# [What to produce]
Set down word for word the lines running from the line with "Generate a LaTeX" to the line with "(0,0) rectangle (1075,1583);", ends included. Skip every picture.

# [Data for processing]
<<<<
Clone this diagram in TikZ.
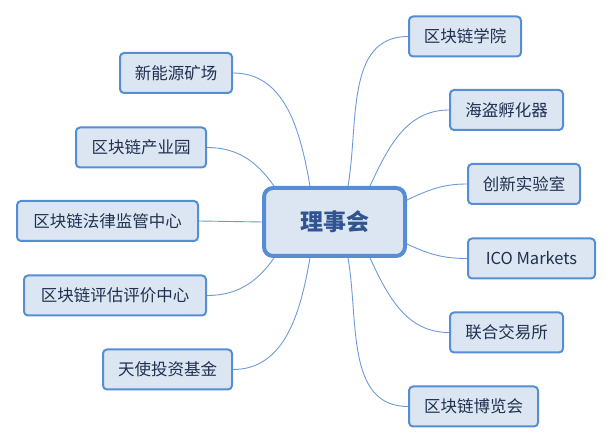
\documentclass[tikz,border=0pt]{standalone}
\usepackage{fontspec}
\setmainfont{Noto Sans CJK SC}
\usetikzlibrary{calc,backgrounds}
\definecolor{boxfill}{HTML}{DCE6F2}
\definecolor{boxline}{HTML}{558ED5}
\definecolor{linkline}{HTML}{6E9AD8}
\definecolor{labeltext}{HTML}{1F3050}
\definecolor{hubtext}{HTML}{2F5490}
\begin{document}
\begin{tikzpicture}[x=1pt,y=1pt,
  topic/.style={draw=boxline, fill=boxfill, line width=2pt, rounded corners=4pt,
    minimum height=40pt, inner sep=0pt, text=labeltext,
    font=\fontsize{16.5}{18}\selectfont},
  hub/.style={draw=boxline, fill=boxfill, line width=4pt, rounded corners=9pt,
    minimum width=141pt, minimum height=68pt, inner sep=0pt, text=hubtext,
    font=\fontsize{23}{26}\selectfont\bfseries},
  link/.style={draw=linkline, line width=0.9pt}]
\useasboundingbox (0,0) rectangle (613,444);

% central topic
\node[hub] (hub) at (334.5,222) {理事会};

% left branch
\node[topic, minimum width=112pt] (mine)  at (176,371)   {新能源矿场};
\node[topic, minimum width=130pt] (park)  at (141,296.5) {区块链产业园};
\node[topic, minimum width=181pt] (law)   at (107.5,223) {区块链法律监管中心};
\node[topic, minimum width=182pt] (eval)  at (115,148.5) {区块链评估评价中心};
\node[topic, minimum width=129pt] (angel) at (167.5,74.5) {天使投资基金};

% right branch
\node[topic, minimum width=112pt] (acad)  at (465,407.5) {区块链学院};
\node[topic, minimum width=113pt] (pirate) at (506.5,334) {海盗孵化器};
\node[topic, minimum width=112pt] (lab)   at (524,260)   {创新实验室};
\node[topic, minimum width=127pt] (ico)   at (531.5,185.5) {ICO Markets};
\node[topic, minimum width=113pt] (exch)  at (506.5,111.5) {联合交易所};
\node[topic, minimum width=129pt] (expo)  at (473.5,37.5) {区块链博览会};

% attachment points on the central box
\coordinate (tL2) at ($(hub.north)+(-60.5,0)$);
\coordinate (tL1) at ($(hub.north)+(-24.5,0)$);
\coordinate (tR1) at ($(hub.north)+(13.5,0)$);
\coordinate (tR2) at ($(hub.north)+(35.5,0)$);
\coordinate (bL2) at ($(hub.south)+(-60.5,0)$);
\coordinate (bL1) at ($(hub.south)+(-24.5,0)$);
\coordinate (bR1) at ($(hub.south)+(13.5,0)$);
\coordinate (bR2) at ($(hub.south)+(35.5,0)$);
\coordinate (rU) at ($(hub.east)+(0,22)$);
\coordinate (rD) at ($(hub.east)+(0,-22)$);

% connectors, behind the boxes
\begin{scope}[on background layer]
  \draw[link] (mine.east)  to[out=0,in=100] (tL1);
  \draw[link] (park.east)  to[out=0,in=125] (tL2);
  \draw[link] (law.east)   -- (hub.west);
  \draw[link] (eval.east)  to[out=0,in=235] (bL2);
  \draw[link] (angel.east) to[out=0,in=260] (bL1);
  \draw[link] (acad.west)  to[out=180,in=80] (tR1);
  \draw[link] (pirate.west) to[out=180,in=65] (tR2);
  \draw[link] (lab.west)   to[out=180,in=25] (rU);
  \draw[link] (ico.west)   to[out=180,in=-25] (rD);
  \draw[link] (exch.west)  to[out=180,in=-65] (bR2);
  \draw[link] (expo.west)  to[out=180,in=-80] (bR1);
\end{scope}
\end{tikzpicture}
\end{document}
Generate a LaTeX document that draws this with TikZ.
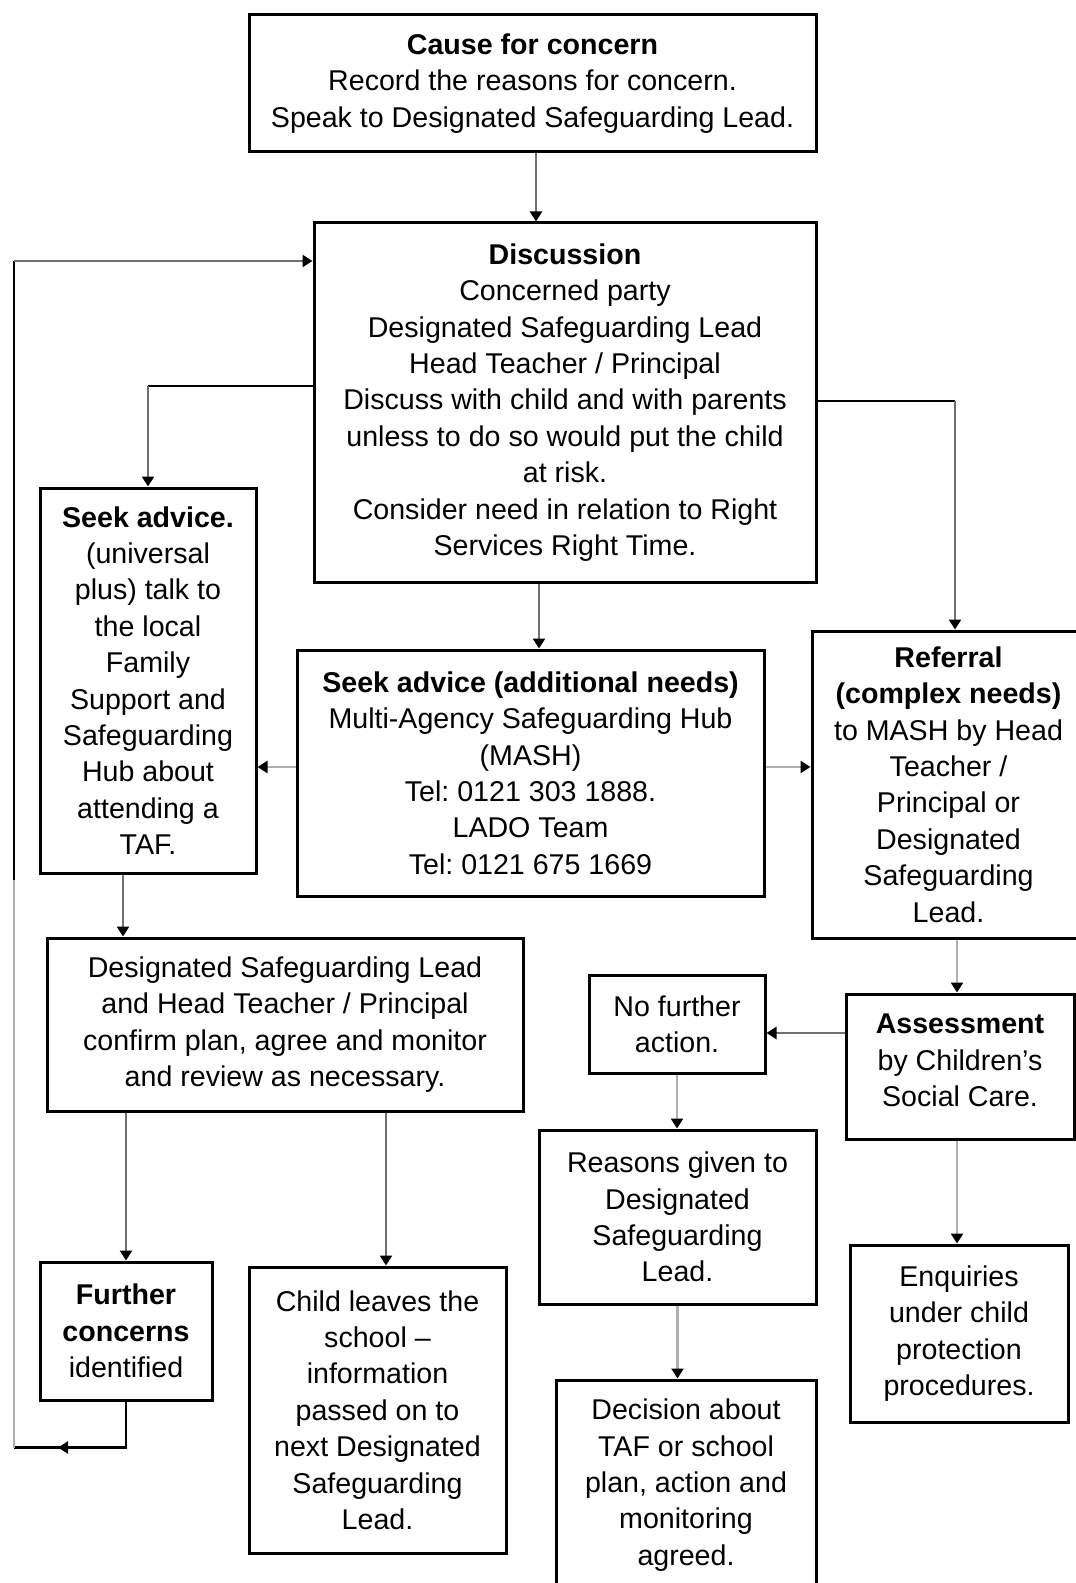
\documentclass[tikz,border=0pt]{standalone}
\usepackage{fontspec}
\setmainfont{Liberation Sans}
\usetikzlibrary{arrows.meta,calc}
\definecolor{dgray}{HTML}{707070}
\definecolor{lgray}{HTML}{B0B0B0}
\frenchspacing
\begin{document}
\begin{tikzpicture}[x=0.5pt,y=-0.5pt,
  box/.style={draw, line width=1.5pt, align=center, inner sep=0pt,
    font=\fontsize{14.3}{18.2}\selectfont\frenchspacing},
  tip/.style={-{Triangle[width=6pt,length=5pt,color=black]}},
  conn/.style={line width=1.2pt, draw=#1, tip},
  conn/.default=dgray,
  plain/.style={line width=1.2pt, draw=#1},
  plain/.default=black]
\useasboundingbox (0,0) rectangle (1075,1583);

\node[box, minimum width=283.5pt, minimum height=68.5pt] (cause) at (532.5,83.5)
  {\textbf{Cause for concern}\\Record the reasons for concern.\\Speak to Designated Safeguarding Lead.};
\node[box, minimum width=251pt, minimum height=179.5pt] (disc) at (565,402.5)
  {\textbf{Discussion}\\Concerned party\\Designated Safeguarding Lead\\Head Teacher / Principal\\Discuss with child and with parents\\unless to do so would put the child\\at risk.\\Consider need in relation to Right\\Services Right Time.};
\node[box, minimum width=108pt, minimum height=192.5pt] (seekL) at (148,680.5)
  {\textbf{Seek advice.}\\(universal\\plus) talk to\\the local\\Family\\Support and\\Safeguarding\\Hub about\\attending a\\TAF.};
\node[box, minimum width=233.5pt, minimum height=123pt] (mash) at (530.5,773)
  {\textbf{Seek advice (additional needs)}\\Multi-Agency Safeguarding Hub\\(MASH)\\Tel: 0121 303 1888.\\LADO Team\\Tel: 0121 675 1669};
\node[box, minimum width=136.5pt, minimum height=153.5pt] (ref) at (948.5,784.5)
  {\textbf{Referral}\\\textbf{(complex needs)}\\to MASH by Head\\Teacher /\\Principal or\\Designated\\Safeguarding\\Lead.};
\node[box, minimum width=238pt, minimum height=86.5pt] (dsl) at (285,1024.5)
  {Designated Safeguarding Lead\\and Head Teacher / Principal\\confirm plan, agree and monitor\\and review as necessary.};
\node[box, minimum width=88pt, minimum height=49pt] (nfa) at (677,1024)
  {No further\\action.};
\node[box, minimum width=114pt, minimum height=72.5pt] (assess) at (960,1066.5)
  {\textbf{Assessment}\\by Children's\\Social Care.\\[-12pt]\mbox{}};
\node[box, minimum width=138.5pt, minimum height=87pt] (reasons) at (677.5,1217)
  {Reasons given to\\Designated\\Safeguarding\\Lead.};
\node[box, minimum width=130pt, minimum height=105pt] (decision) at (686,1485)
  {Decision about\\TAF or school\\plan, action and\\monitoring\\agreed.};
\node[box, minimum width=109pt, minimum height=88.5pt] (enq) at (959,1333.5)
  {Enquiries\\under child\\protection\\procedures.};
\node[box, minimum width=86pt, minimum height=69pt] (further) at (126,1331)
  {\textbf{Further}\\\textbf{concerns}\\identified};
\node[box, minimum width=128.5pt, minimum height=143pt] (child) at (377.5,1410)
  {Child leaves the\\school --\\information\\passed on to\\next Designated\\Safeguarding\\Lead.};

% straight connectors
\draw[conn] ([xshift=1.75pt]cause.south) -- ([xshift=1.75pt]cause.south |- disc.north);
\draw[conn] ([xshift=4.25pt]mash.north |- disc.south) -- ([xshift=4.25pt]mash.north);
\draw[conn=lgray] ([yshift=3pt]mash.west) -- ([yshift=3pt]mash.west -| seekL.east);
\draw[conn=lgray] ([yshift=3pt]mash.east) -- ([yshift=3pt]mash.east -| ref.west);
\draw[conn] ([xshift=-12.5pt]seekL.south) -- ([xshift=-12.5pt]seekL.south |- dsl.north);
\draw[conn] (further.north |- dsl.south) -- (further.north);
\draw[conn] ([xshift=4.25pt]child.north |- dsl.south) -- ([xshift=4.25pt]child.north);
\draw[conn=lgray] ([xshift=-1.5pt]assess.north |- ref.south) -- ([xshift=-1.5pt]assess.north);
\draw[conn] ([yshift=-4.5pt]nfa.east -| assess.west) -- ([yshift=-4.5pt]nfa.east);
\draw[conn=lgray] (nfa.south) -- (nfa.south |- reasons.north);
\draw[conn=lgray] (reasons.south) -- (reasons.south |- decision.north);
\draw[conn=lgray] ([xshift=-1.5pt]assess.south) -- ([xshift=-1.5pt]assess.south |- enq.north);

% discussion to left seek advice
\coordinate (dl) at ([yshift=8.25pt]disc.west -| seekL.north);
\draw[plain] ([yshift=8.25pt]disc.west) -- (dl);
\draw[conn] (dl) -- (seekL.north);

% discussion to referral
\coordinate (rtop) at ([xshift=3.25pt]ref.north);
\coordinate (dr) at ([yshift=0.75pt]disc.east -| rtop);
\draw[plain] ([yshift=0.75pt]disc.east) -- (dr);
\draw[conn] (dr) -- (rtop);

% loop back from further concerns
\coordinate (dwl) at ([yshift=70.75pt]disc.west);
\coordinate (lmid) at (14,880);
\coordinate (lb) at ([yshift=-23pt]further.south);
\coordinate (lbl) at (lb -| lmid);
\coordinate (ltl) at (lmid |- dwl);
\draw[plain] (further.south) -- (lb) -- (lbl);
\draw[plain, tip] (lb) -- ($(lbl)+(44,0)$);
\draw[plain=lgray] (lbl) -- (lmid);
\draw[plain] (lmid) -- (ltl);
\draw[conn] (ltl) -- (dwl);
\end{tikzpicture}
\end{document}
>>>>
# [Reply]
Generate a LaTeX document that draws this with TikZ.
\documentclass[tikz,border=0pt]{standalone}
\usepackage{fontspec}
\setmainfont{Liberation Sans}
\usetikzlibrary{arrows.meta,calc}
\definecolor{dgray}{HTML}{707070}
\definecolor{lgray}{HTML}{B0B0B0}
\frenchspacing
\begin{document}
\begin{tikzpicture}[x=0.5pt,y=-0.5pt,
  box/.style={draw, line width=1.5pt, align=center, inner sep=0pt,
    font=\fontsize{14.3}{18.2}\selectfont\frenchspacing},
  tip/.style={-{Triangle[width=6pt,length=5pt,color=black]}},
  conn/.style={line width=1.2pt, draw=#1, tip},
  conn/.default=dgray,
  plain/.style={line width=1.2pt, draw=#1},
  plain/.default=black]
\useasboundingbox (0,0) rectangle (1075,1583);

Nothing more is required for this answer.